— DATA LINES —
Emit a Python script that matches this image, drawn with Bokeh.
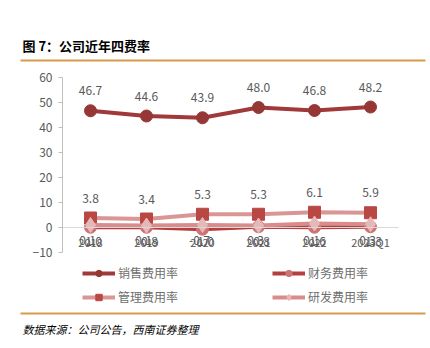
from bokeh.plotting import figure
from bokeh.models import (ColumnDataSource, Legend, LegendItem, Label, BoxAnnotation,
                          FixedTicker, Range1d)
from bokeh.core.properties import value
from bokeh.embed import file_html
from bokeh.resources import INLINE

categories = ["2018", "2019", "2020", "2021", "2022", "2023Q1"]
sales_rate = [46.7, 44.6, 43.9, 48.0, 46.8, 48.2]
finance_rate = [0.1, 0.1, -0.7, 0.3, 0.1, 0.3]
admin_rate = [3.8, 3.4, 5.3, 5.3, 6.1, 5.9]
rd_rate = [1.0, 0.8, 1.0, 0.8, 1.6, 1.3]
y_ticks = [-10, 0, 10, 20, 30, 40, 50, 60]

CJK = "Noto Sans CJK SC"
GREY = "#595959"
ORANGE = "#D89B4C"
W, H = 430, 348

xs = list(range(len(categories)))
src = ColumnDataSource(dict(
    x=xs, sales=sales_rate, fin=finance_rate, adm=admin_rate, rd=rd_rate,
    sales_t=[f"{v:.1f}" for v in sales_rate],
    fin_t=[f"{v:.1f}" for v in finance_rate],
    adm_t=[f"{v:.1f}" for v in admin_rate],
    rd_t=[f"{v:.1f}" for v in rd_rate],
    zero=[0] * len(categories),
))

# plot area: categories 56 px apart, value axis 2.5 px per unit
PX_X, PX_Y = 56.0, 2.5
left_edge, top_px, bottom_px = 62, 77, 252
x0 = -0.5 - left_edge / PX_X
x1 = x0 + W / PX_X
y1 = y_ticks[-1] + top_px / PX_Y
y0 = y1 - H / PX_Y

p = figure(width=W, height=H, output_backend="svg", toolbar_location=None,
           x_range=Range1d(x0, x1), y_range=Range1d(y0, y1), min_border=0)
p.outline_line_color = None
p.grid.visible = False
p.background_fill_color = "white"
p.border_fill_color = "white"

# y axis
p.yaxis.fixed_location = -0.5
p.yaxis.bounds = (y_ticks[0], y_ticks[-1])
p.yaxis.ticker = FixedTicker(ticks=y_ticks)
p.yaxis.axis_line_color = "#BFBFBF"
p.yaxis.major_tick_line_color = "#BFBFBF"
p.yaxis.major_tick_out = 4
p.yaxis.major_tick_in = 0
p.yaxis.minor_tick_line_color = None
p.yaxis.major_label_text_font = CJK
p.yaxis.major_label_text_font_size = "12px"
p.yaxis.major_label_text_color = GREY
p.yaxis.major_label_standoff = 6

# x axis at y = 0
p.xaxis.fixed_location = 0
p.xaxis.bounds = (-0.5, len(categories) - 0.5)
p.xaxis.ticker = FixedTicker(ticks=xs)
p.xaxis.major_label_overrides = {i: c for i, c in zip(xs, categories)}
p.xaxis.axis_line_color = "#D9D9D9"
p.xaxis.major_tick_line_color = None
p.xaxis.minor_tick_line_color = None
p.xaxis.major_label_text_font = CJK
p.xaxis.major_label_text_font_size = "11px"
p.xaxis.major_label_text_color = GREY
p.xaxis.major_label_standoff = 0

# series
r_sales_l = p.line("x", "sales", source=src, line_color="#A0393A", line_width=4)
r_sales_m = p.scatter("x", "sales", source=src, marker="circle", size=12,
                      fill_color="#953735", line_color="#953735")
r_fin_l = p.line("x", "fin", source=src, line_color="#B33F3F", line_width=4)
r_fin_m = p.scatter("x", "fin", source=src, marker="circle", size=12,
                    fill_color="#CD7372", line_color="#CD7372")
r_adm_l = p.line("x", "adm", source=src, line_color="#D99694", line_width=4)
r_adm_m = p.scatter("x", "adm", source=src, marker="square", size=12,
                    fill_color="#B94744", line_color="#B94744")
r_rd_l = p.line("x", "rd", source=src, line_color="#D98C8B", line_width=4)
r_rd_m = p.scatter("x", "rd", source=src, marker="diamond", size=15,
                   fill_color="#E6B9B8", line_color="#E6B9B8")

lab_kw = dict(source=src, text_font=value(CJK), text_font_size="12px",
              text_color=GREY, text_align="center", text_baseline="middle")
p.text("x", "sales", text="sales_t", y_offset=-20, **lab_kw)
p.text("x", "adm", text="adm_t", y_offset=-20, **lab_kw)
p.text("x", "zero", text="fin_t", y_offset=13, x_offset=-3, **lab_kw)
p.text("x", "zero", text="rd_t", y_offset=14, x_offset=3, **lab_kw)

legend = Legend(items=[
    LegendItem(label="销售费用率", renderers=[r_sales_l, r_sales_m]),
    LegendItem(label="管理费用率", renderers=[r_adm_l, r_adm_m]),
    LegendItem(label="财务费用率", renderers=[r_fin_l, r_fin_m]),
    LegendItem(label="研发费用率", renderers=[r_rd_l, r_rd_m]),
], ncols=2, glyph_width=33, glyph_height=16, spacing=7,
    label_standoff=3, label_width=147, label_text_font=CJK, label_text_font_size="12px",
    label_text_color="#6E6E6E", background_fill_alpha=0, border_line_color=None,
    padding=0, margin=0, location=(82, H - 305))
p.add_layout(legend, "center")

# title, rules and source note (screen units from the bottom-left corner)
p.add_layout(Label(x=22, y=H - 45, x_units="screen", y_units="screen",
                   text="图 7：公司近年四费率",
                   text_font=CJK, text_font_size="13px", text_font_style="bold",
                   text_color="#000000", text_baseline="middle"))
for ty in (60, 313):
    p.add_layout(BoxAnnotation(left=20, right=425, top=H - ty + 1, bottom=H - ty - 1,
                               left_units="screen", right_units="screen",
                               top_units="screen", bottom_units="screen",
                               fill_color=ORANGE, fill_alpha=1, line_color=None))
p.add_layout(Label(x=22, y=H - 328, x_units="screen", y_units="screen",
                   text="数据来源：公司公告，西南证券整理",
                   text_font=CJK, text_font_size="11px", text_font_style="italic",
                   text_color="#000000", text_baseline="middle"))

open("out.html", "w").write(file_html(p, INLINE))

— TASK DETAILS —
Everything from the first line to the line with "from bokeh.resources import INLINE" must be repeated exactly, and nothing else. Leave the pictures out.

— EXERCISE SOLUTION —
Emit a Python script that matches this image, drawn with Bokeh.
from bokeh.plotting import figure
from bokeh.models import (ColumnDataSource, Legend, LegendItem, Label, BoxAnnotation,
                          FixedTicker, Range1d)
from bokeh.core.properties import value
from bokeh.embed import file_html
from bokeh.resources import INLINE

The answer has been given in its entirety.